Anything the government touches ends up as wasted money

@galenanderson: Too bad that's not where any of the money would actually go.

I don't even smoke, but I'll probably buy a pack just as a souvenir.


I doubt the effectiveness of the campaign directly against active smokers. However, it may have some influence on our culture, which may impact on future generations of smokers.

The horror pictures are in bad taste to me though. I understand the concept and the ravage that smoking can do to the body, but some of them are really pushing it.


A picture won't stop anyone from doing something they are addicted to.


As a former smoker and a friend to many smokers, nothing you say or do will influence a smoker to quit, no amount of advertising or coughing or dirty looks. The smoker has to want to quit.

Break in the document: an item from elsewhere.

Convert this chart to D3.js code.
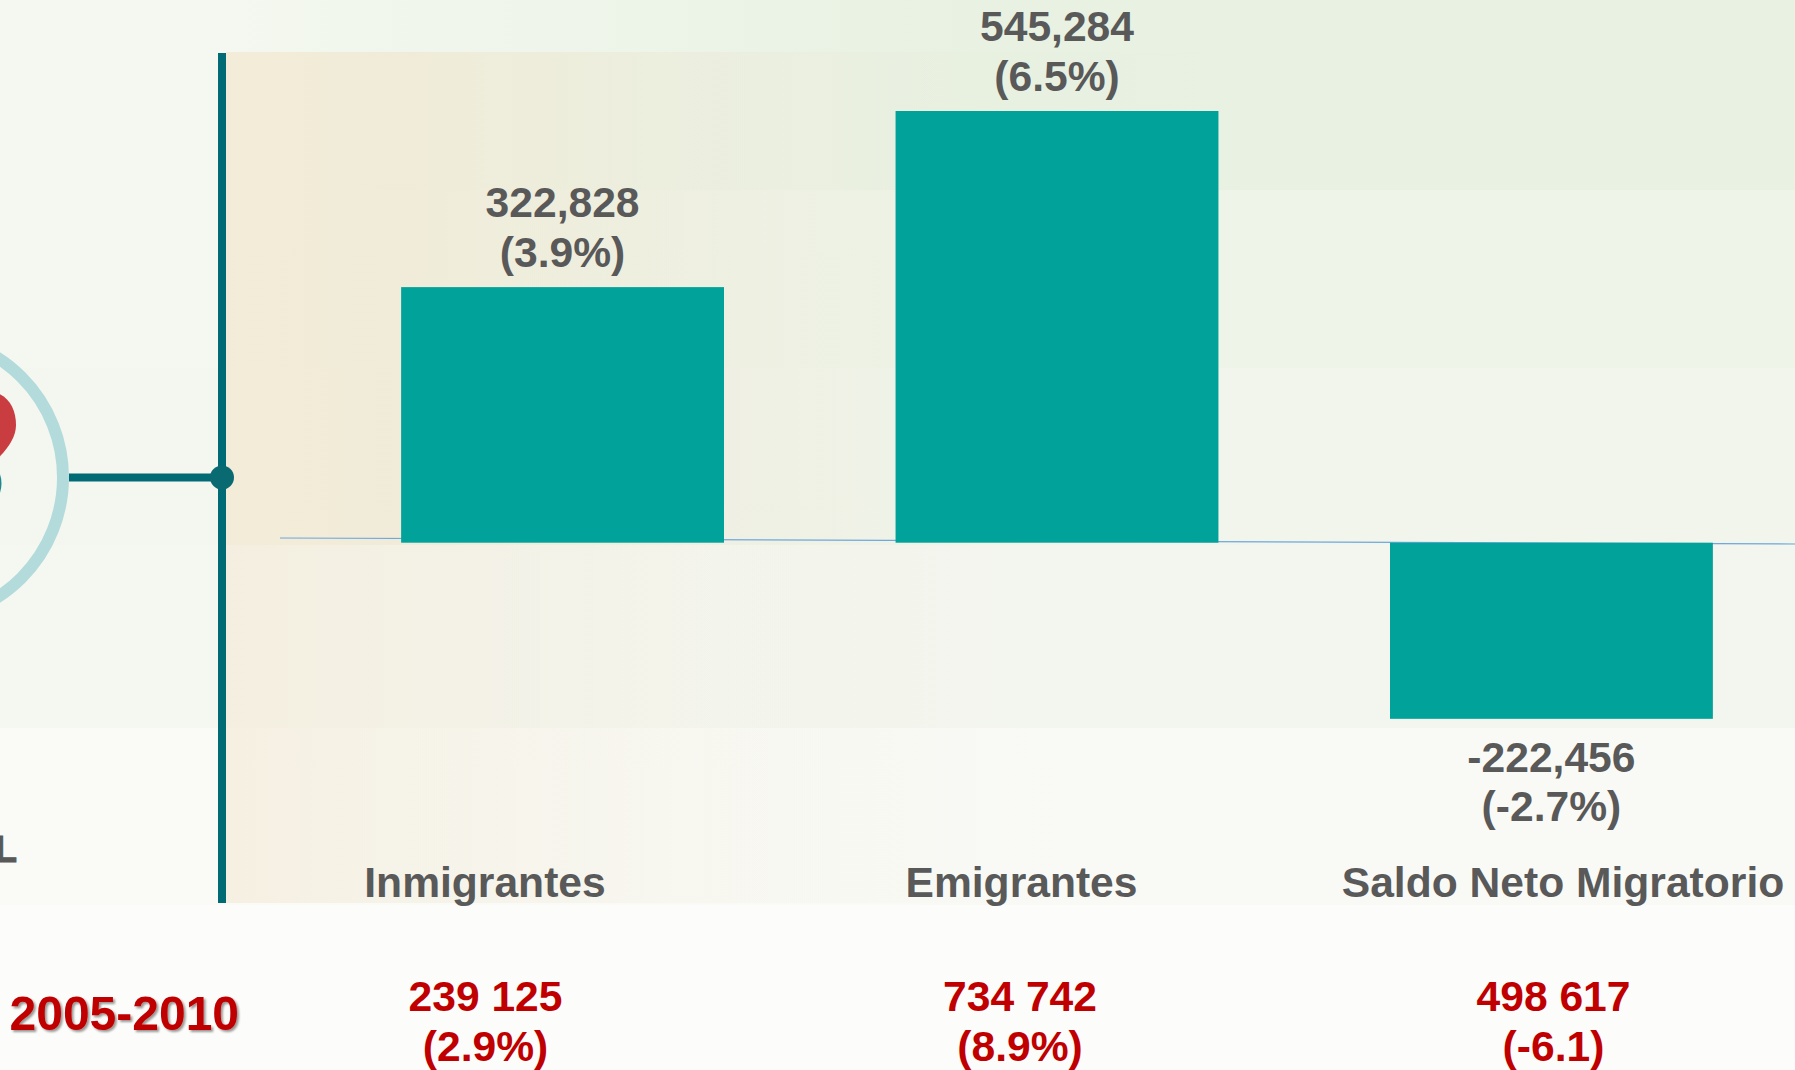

nope. It's just more feel-good legislation that wastes time and money and accomplishes nothing.

I take that back... it may accomplish one thing. Those plastic/metal cases for cigarette packs where you just slide the whole pack in may see increased sales.

Increasing taxes on cigs will result in massive fraud and bootlegging as people decide to avoid the taxes altogether.

Next thing you know, alcohol bottles will have pics of drunk toothless bums, angry wives, and wrecked livers, and fast food will have naked pics of Roseanne Barr. shivers


Smokers are going to smoke, no matter how nasty of a picture you put in front of them. Nicotine is an addictive drug and most people aren't going to be able to stop because just because someone showed them a picture. As for kids, they learn from their parents. The ones who do not smoke will have been taught not to. The ones who end up smoking probably come from smoking parents, so we're back at square one with these ads - smokers are going to smoke.

Personally, I think these ads are disgusting and I don't want to see them . . . how about NOT making all us non-smokers have to put up with the scolding and truly hideous pictures?